Tamil Nadu has become the first State in the country to enact a law on contract farming with President Ram Nath Kovind giving assent to the Agricultural Produce and Livestock Contract Farming and Services (Promotion and Facilitation) Act.
The State government in an official release on Tuesday said the law would safeguard the interests of farmers during times of bumper crop or when market prices fluctuate. They would be paid a pre-determined price, which had been arrived at the time of signing agreements with buyers.
Such agreements would have to be registered with designated officers from the Department of Agricultural Marketing and Agri Business.
A six-member body, called the Tamil Nadu State Contract Farming and Services (Promotion and Facilitation) Authority, would be formed to ensure proper implementation of the Act and make suggestions to the State government for promotion and better performance of contract farming.
Farmers could get support from purchasers for improving productivity by way of inputs, feed and fodder and technology. Also, farmers engaged in rearing of livestock for scale of economy in production and post-production activities would be covered. The latitude of the contracts may include “holistically from pre-production to post-production.”
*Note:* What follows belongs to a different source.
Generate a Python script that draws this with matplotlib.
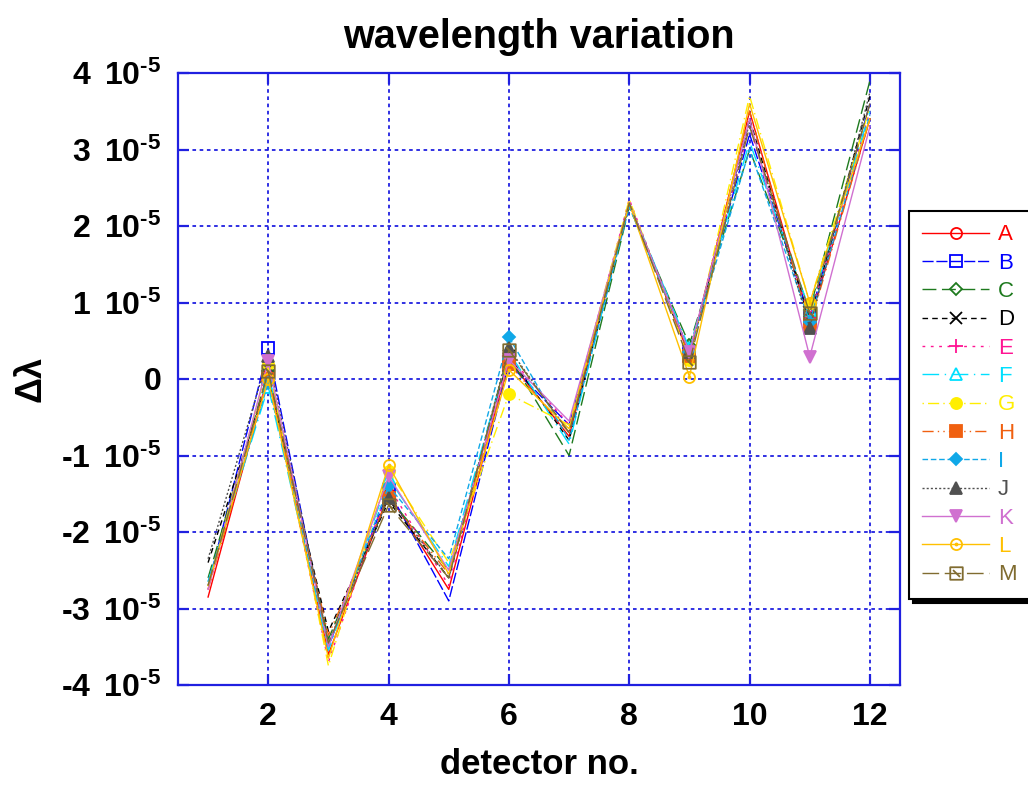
import matplotlib
matplotlib.use("Agg")
import matplotlib.pyplot as plt
from matplotlib.path import Path
from matplotlib.ticker import FixedLocator, FuncFormatter

plt.rcParams['font.family'] = ['Liberation Sans', 'DejaVu Sans']
plt.rcParams['mathtext.fontset'] = 'custom'
plt.rcParams['mathtext.rm'] = 'Liberation Sans:bold'
plt.rcParams['mathtext.it'] = 'Liberation Sans:bold'
plt.rcParams['mathtext.bf'] = 'Liberation Sans:bold'

# detector numbers
detectors = [1, 2, 3, 4, 5, 6, 7, 8, 9, 10, 11, 12]
# wavelength variation, in units of 1e-5
A = [-2.85, 0.05, -3.60, -1.50, -2.75, 0.25, -0.75, 2.30, 0.30, 3.50, 0.75, 3.40]
B = [-2.70, 0.40, -3.50, -1.45, -2.90, 0.20, -0.60, 2.30, 0.35, 3.20, 0.80, 3.60]
C = [-2.60, 0.10, -3.40, -1.55, -2.50, 0.30, -1.00, 2.25, 0.45, 3.00, 0.90, 3.90]
D = [-2.40, 0.00, -3.30, -1.60, -2.60, 0.30, -0.80, 2.30, 0.30, 3.40, 0.75, 3.70]
E = [-2.75, 0.05, -3.70, -1.40, -2.70, 0.30, -0.60, 2.35, 0.30, 3.30, 0.80, 3.50]
F = [-2.65, -0.10, -3.55, -1.30, -2.45, 0.35, -0.85, 2.30, 0.40, 3.10, 0.90, 3.50]
G = [-2.70, 0.20, -3.75, -1.20, -2.40, -0.20, -0.60, 2.35, 0.25, 3.70, 1.00, 3.55]
H = [-2.75, 0.00, -3.35, -1.55, -2.55, 0.20, -0.70, 2.30, 0.30, 3.50, 0.70, 3.40]
I = [-2.65, -0.05, -3.50, -1.40, -2.35, 0.55, -0.80, 2.25, 0.35, 3.00, 0.75, 3.45]
J = [-2.35, 0.30, -3.45, -1.55, -2.60, 0.40, -0.70, 2.30, 0.35, 3.35, 0.67, 3.75]
K = [-2.75, 0.23, -3.50, -1.27, -2.50, 0.25, -0.55, 2.30, 0.35, 3.40, 0.29, 3.30]
L = [-2.70, 0.00, -3.65, -1.13, -2.55, 0.12, -0.65, 2.30, 0.03, 3.60, 1.00, 3.40]
M = [-2.70, 0.10, -3.45, -1.65, -2.60, 0.38, -0.70, 2.30, 0.22, 3.30, 0.86, 3.60]

series_names = ['A', 'B', 'C', 'D', 'E', 'F', 'G', 'H', 'I', 'J', 'K', 'L', 'M']
series_values = [A, B, C, D, E, F, G, H, I, J, K, L, M]
y_ticks = [-4, -3, -2, -1, 0, 1, 2, 3, 4]
x_ticks = [2, 4, 6, 8, 10, 12]

# custom markers
sq_diag = Path([(-1, -1), (1, -1), (1, 1), (-1, 1), (-1, -1), (-0.55, 0.55), (0.55, -0.55)],
               [Path.MOVETO, Path.LINETO, Path.LINETO, Path.LINETO, Path.CLOSEPOLY,
                Path.MOVETO, Path.LINETO])
circ_dot = Path.make_compound_path(Path.circle((0, 0), 1.0), Path.circle((0, 0), 0.18))

styles = [
    dict(color='#ff0000', ls='-', marker='o', mfc='none'),
    dict(color='#0000ff', ls=(0, (8, 2)), marker='s', mfc='none'),
    dict(color='#1e7a1e', ls=(0, (10, 4)), marker='D', mfc='none', ms=6),
    dict(color='#000000', ls=(0, (4, 3)), marker='x'),
    dict(color='#ff1493', ls=(0, (2, 4)), marker='+', ms=10),
    dict(color='#00e0ff', ls=(0, (12, 4, 1, 4)), marker='^', mfc='none'),
    dict(color='#ffee00', ls=(0, (1, 3, 8, 3)), marker='o', mfc='#ffee00'),
    dict(color='#f06010', ls=(0, (8, 3, 1, 3, 1, 3)), marker='s', mfc='#f06010'),
    dict(color='#10a8e8', ls=(0, (4, 2)), marker='D', mfc='#10a8e8', ms=6),
    dict(color='#505050', ls=(0, (1.5, 1.5)), marker='^', mfc='#505050'),
    dict(color='#d070d0', ls='-', marker='v', mfc='#d070d0'),
    dict(color='#ffc000', ls='-', marker=circ_dot, mfc='none'),
    dict(color='#806c30', ls=(0, (12, 4)), marker=sq_diag, mfc='none', ms=9),
]

fig = plt.figure(figsize=(10.28, 7.88), dpi=100)
ax = fig.add_axes([178 / 1028, 1 - 685 / 788, 722 / 1028, 612 / 788])

handles = []
for name, vals, st in zip(series_names, series_values, styles):
    st = dict(st)
    ms = st.pop('ms', 8)
    h, = ax.plot(detectors, vals, lw=1.0, ms=ms, mew=1.3,
                 markevery=[1, 3, 5, 8, 10], label=name, **st)
    handles.append(h)

ax.set_xlim(0.5, 12.5)
ax.set_ylim(-4, 4)
ax.xaxis.set_major_locator(FixedLocator(x_ticks))
ax.yaxis.set_major_locator(FixedLocator(y_ticks))


def yfmt(v, pos):
    n = int(round(v))
    if n == 0:
        return '0'
    sign = r'\text{-}' if n < 0 else ''
    return r'$%s%d\ \,10^{\text{-}5}$' % (sign, abs(n))


ax.yaxis.set_major_formatter(FuncFormatter(yfmt))
ax.xaxis.set_major_formatter(FuncFormatter(lambda v, p: '%d' % v))

for sp in ax.spines.values():
    sp.set_color('#2020e0')
    sp.set_linewidth(1.6)
ax.tick_params(direction='in', length=8, width=1.6, color='#2020e0',
               top=True, right=True, labelsize=23, pad=12)
for lab in ax.get_xticklabels() + ax.get_yticklabels():
    lab.set_fontweight('bold')
ax.grid(True, color='#2020e0', ls=(0, (2, 2)), lw=1.3)
ax.set_axisbelow(True)

ax.set_title('wavelength variation', fontsize=28.5, fontweight='bold', pad=18)
ax.set_xlabel('detector no.', fontsize=25, fontweight='bold', labelpad=12)
ax.set_ylabel('Δλ', fontsize=26, fontweight='bold')
ax.yaxis.label.set_rotation_mode('default')
ax.yaxis.label.set_verticalalignment('center')
ax.yaxis.label.set_horizontalalignment('center')
ax.yaxis.set_label_coords((31 - 178) / 722, 0.5)

leg = fig.legend(handles=handles, loc='upper left',
                 bbox_to_anchor=(909 / 1028, 1 - 211 / 788), borderaxespad=0,
                 fontsize=16, handlelength=3.0, labelspacing=0.33,
                 handletextpad=0.4, borderpad=0.6, numpoints=1,
                 labelcolor='linecolor', fancybox=False, markerscale=1.0,
                 shadow={'color': 'black', 'alpha': 1.0, 'ox': 3, 'oy': -3})
leg.get_frame().set_edgecolor('black')
leg.get_frame().set_linewidth(1.5)
for t, h in zip(leg.get_texts(), handles):
    t.set_color(h.get_color())

fig.savefig('out.png', dpi=100)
However, any produce, banned by the Centre or State government or the Indian Council of Agricultural Research, would not be covered under contract farming. Chief Minister Edappadi K. Palaniswami had given instructions to officials to complete finalisation of rules and ensure early implementation of the law, the release added.
The formulation of the Act is based on a model law prepared by the Central government, which consulted various stakeholders, including State governments. In its budget for 2018-19, the Tamil Nadu government announced that it would come out with one such law. In February 2019, the Assembly adopted the bill.
Asked how the issue of the possibility of exclusion of small and marginal farmers has been addressed, given the preference of sponsoring entities for economies of scale to achieve profit maximisation, Gagandeep Singh Bedi, Agricultural Production Commissioner and Principal Secretary (Agriculture), told The Hindu that the Act specifically talks of the promotion of farmer-producers organisations (FPO) or farmer producer companies, comprising such farmers.
To another question, Mr. Bedi said the law was needed in the light of contract farming being “legalised” through the Agricultural Produce Marketing (Regulation) Act of 1987.
The existing law neither prohibited nor permitted contract farming. “The latest law is a progressive reform in agricultural marketing.”
Already, the State government had amended the 1987 law to permit e-trading. “We are in the process of preparing an FPO policy,” he pointed out.
On the possibility of the law leading to increase in monoculture farming and loss of crop diversity, Mr Bedi said “monoculture farming is fine up to certain extent for bringing out best varieties.
However, the government will always be monitoring the situation and we shall intervene, as and when required.”